There has been a long history of turnpikes and toll roads in the DFW Metroplex; road construction costs assure us that there will be more to come (even controversially). Normally constructed for auto traffic, downtown Dallas once contained the nation’s shortest turnpike… for pedestrians.
Located between busy Elm and Pacific Streets, a small parking lot became a popular shortcut for pedestrians walking to downtown destinations. Despite 12 years of “no pedestrian passage” and “customers only” signs, the route was so heavily trafficked that it prevented cars from being parked in the lot. In 1956 owner Elbert Norton had an idea: open a pedestrian-only parkway and charge customers a nickel for each use. Almost 100 people an hour used the walkway on the first day; the short-lived “Norton’s Turnpike” became a unique feature of downtown Dallas on the move.
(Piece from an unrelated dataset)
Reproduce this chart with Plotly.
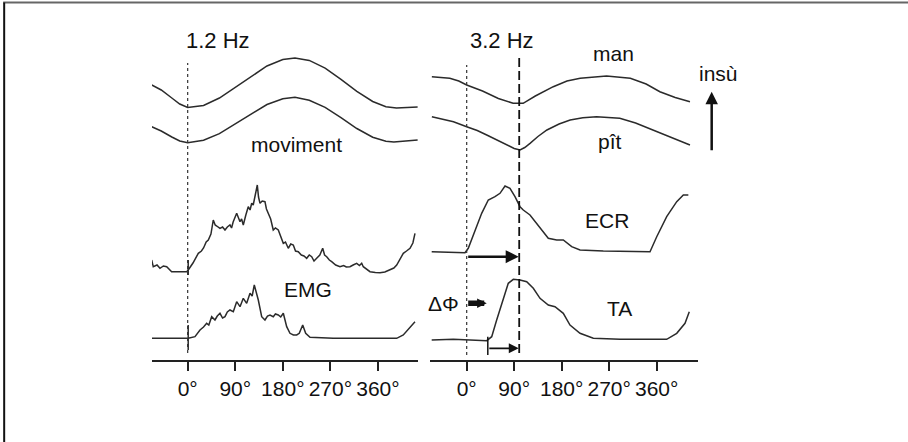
import plotly.graph_objects as go

# ---------------- data (phase in degrees, amplitude in arbitrary units) ----------------
# 1.2 Hz panel
l_man_deg = [-68, -50, -30, -15, 0, 30, 60, 90, 120, 150, 180, 203, 230, 260, 290, 320, 350, 375, 395, 415, 435]
l_man_val = [30, 25, 17, 11, 7.5, 9.6, 17, 27.6, 39, 49, 55.4, 57, 54.6, 46.9, 35.7, 23.6, 13.5, 8.3, 7, 7.5, 8]

l_pit_deg = [-68, -50, -30, -15, 0, 30, 60, 90, 120, 150, 180, 203, 230, 260, 290, 320, 350, 375, 390, 410, 435]
l_pit_val = [28.3, 24, 18, 14, 12.3, 14.7, 21.4, 31, 41.4, 50.5, 56.3, 57.7, 54.8, 47.7, 37.4, 26.5, 17.8, 13.7, 13, 14, 15]

l_emg1_deg = [-68.1, -65.1, -58, -52.4, -46, -39.7, -30.3, -1.9, 1.1, 10, 20.1, 26, 30, 35, 39, 44, 48.4, 52, 55,
              61.1, 66, 70.6, 75, 80, 83, 86, 92.7, 96, 99, 102, 105.2, 110, 114.6, 118, 121.1, 124, 127.3, 131.7,
              134, 136.8, 141, 146.2, 149, 152.5, 157, 161.9, 166, 171.4, 176, 180.9, 185, 190.3, 195, 199.8, 204,
              209.2, 215, 220, 225.1, 230, 234.6, 239, 244, 250, 255.4, 259, 263, 268, 272.4, 280, 288.1, 295, 300,
              307, 313, 319.7, 325, 329.2, 332.2, 338, 344.9, 355, 363.8, 373, 382.7, 390, 395.4, 402, 407.9,
              414, 420.6, 426, 430]
l_emg1_val = [15, 8.3, 10, 6.7, 9, 8.3, 3.3, 3.3, 5, 12, 21.7, 24, 27, 33, 35, 41, 55, 50, 49,
              46.7, 48, 45, 48, 50, 47, 53, 61.7, 57, 53.3, 56, 50, 60, 68.3, 65, 71.7, 70, 80, 90,
              78, 71.7, 74, 73.3, 66, 61.7, 56, 45, 47, 45, 38, 31.7, 33, 26.7, 31, 30, 24,
              23.3, 20, 19, 16.7, 20, 18.3, 14, 16.7, 20, 26.7, 20, 18.3, 15, 13.3, 10, 8.3, 9.5, 8,
              8.3, 10, 11.7, 9.5, 11.7, 8.3, 6, 3.3, 2.5, 2.3, 3, 5, 7, 10, 16, 21.7,
              24, 26.7, 32, 41.7]

l_emg2_deg = [-68.1, 1.1, 13.8, 23.3, 30, 35.9, 40, 45.4, 51.6, 56, 61.1, 66, 70.6, 75, 80, 86.3, 92.7, 99,
              105.2, 111.6, 117.9, 122, 126, 130, 133.6, 140, 146.2, 151, 155.7, 161.9, 166, 171.4, 176, 180.9,
              187.3, 193.5, 200, 206.2, 211.1, 217.6, 223.2, 231.4, 275.4, 351.1, 395.4, 407.9, 420.6, 430]
l_emg2_val = [21.7, 21.7, 23.3, 30, 33, 36.7, 35, 43.3, 40, 44, 46.7, 42, 43.3, 48, 50, 48.3, 58.3, 53.3,
              61.7, 56.7, 66.7, 64, 75, 68, 60, 43.3, 40, 44, 45, 43.3, 46, 45, 43, 46.7,
              33.3, 26.7, 25, 25, 26.7, 35, 26.7, 22.7, 21.7, 21.7, 21.7, 25, 33.3, 38.3]

# 3.2 Hz panel
r_man_deg = [-66, -32, -15, 0, 30, 60, 88, 107, 130, 164, 190, 215, 265, 310, 340, 366, 395, 423]
r_man_val = [38.3, 36.7, 34, 30, 24, 16.5, 11.7, 11.7, 19, 28.3, 34, 36.7, 39, 36.7, 31, 23.3, 17.5, 13.3]

r_pit_deg = [-66, -45, -25, 0, 20, 38, 69, 90, 101, 110, 120, 135, 152, 175, 196, 220, 246, 270, 290, 320, 354, 390, 423]
r_pit_val = [38.3, 36, 33.3, 28.3, 24.5, 20, 11.7, 6.5, 5, 7.5, 11.7, 18.5, 25, 31, 35, 37.3, 38.3, 37.8, 36.7, 32, 25, 17.5, 10]

ecr_deg = [-66.3, -3.2, 3, 15.7, 28.4, 40.9, 53.6, 63.1, 72.6, 82, 91.5, 101, 107.2, 119.9, 138.9, 154.6, 170.5,
           183, 198.9, 214.7, 258.8, 315.7, 347.3, 360, 378.9, 397.9, 410.4, 419.9]
ecr_val = [23.3, 22.3, 26.7, 45, 61.7, 75, 78.3, 81.7, 89, 86.7, 78.3, 68.3, 65, 60, 46.7, 36.7, 35,
           35, 28.3, 25, 24, 23.3, 23.3, 38.3, 58.3, 73.3, 80, 80]

ta_deg = [-66.3, -25.4, 37.9, 47.4, 56.8, 69.3, 78.8, 88.3, 101, 113.7, 126.2, 138.9, 154.6, 167.3, 183, 195.7,
          214.7, 239.9, 290.5, 378.9, 397.9, 413.6, 421.7]
ta_val = [20, 20.7, 19.3, 23.3, 40, 61.7, 76.7, 80.7, 80, 78.3, 71.7, 61.7, 55, 53.3, 46.7, 35,
          26.7, 21.7, 20.7, 20.7, 26.7, 36.7, 48.3]

tick_vals = [0, 90, 180, 270, 360]
tick_text = ["0°", "90°", "180°", "270°", "360°"]

onset_ecr = 0      # ECR onset phase (deg)
onset_ta = 40      # TA onset phase (deg)
ref_phase = 99.5   # dashed reference (movement minimum, 3.2 Hz)

# ---------------- figure ----------------
LC = "#2b2b2b"
fig = go.Figure()

def add(xs, ys, xa, ya):
    fig.add_trace(go.Scatter(x=xs, y=ys, xaxis=xa, yaxis=ya, mode="lines",
                             line=dict(color=LC, width=1.5), hoverinfo="skip", showlegend=False))

add(l_man_deg, l_man_val, "x", "y")
add(l_pit_deg, l_pit_val, "x", "y2")
add(l_emg1_deg, l_emg1_val, "x", "y3")
add(l_emg2_deg, l_emg2_val, "x", "y4")
add(r_man_deg, r_man_val, "x2", "y")
add(r_pit_deg, r_pit_val, "x2", "y2")
add(ecr_deg, ecr_val, "x2", "y3")
add(ta_deg, ta_val, "x2", "y4")

tickfont = dict(family="Liberation Sans Narrow, Arial Narrow, Liberation Sans, Arial", size=21, color="#111")
xcommon = dict(showline=True, linewidth=2, linecolor="#222", ticks="outside", ticklen=9, tickwidth=1.5,
               tickcolor="#222", tickvals=tick_vals, ticktext=tick_text, showgrid=False, zeroline=False,
               anchor="free", position=0.1833, tickfont=tickfont, fixedrange=True)
ycommon = dict(visible=False, fixedrange=True, showgrid=False, zeroline=False)

fig.update_layout(
    width=908, height=442, margin=dict(l=0, r=0, t=0, b=0),
    paper_bgcolor="white", plot_bgcolor="rgba(0,0,0,0)",
    xaxis=dict(domain=[0.1674, 0.46035], range=[-67.5, 435.7], **xcommon),
    xaxis2=dict(domain=[0.47357, 0.76872], range=[-69.5, 438.2], **xcommon),
    yaxis=dict(domain=[0.73982, 0.88688], range=[0, 65], anchor="x", **ycommon),
    yaxis2=dict(domain=[0.64932, 0.79638], range=[0, 65], anchor="x", **ycommon),
    yaxis3=dict(domain=[0.37783, 0.60407], range=[0, 100], anchor="x", **ycommon),
    yaxis4=dict(domain=[0.18552, 0.38914], range=[0, 90], anchor="x", **ycommon),
)

shapes = []
# phase reference lines
shapes.append(dict(type="line", xref="x", yref="paper", x0=0, x1=0, y0=0.2014, y1=0.8575,
                   line=dict(color="#333", width=1.2, dash="dot")))
shapes.append(dict(type="line", xref="x2", yref="paper", x0=0, x1=0, y0=0.1968, y1=0.853,
                   line=dict(color="#333", width=1.2, dash="dot")))
shapes.append(dict(type="line", xref="x2", yref="paper", x0=ref_phase, x1=ref_phase, y0=0.2014, y1=0.8756,
                   line=dict(color="#111", width=1.8, dash="9px,4px")))
# short solid marks at EMG onset (1.2 Hz)
shapes.append(dict(type="line", xref="x", yref="y3", x0=1, x1=1, y0=-5, y1=15, line=dict(color=LC, width=1.5)))
shapes.append(dict(type="line", xref="x", yref="y4", x0=1, x1=1, y0=10, y1=35, line=dict(color=LC, width=1.5)))
# TA onset bar
shapes.append(dict(type="line", xref="x2", yref="y4", x0=onset_ta, x1=onset_ta, y0=5, y1=23.3,
                   line=dict(color="#111", width=1.5)))
# frame (top and left edges)
shapes.append(dict(type="line", xref="paper", yref="paper", x0=0.0035, x1=1, y0=0.9943, y1=0.9943,
                   line=dict(color="#666", width=2)))
shapes.append(dict(type="line", xref="paper", yref="paper", x0=0.0046, x1=0.0046, y0=0, y1=0.9943,
                   line=dict(color="#111", width=2)))
fig.update_layout(shapes=shapes)

ann = []
def text(x, y, s, xref, yref, size=21):
    ann.append(dict(x=x, y=y, xref=xref, yref=yref, text=s, showarrow=False,
                    font=dict(family="Liberation Sans, Arial", size=size, color="#111"),
                    xanchor="center", yanchor="middle"))

text(58, 0.9095, "1.2 Hz", "x", "paper", 22)
text(66, 0.9095, "3.2 Hz", "x2", "paper", 22)
text(278, 0.879, "man", "x2", "paper")
text(272, 0.679, "pît", "x2", "paper")
text(206, 0.672, "moviment", "x", "paper")
text(228, 0.344, "EMG", "x", "paper")
text(265, 0.502, "ECR", "x2", "paper")
text(290, 0.3025, "TA", "x2", "paper")
text(0.791, 0.834, "insù", "paper", "paper")
text(-44, 56.7, "ΔΦ", "x2", "y4")

# arrows
ann.append(dict(x=ref_phase - 1, y=18.3, xref="x2", yref="y3", ax=onset_ecr, ay=18.3, axref="x2", ayref="y3",
                text="", showarrow=True, arrowhead=2, arrowsize=1.0, arrowwidth=2.6, arrowcolor="#111", standoff=0))
ann.append(dict(x=ref_phase - 1, y=11.7, xref="x2", yref="y4", ax=onset_ta, ay=11.7, axref="x2", ayref="y4",
                text="", showarrow=True, arrowhead=2, arrowsize=1.1, arrowwidth=1.8, arrowcolor="#111", standoff=0))
ann.append(dict(x=38, y=56.7, xref="x2", yref="y4", ax=0, ay=56.7, axref="x2", ayref="y4",
                text="", showarrow=True, arrowhead=2, arrowsize=0.35, arrowwidth=5.5, arrowcolor="#111", standoff=0))
ann.append(dict(x=0.7838, y=0.7925, xref="paper", yref="paper", ax=0, ay=60, axref="pixel", ayref="pixel",
                text="", showarrow=True, arrowhead=2, arrowsize=1, arrowwidth=2.5, arrowcolor="#111", standoff=0))
fig.update_layout(annotations=ann)

fig.write_html("out.html", config={"displayModeBar": False},
               post_script="document.body.style.margin='0';document.body.style.overflow='hidden';")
This is why it made perfect sense to plan for a future of pedestrian tunnels and skywalks.
You raise a good point; downtown congestion was a serious issue during this time period, and planners only envisioned it getting worse. This resulted in a plan that called for the creation of separate levels for transportation modes: pedestrian, vehicle, transit and freight.
I think this actually shows why skywalks and tunnels have usually failed!
Here the issue was cutting through private property to the neighboring block, not crossing the street. Tunnels and skywalks are normally proposed in order to avoid crossing a street, and they don’t speed that process up unless the street is completely hostile to pedestrians, or if you can ensure that the majority of pedestrians are already either underground or on the second floor.
If you’ve got good reason to be on the ground floor, pedestrians will cross the street to avoid the stairs, just as pedestrians here would pay money and cut through a driveway in order to avoid going an extra block out of their way.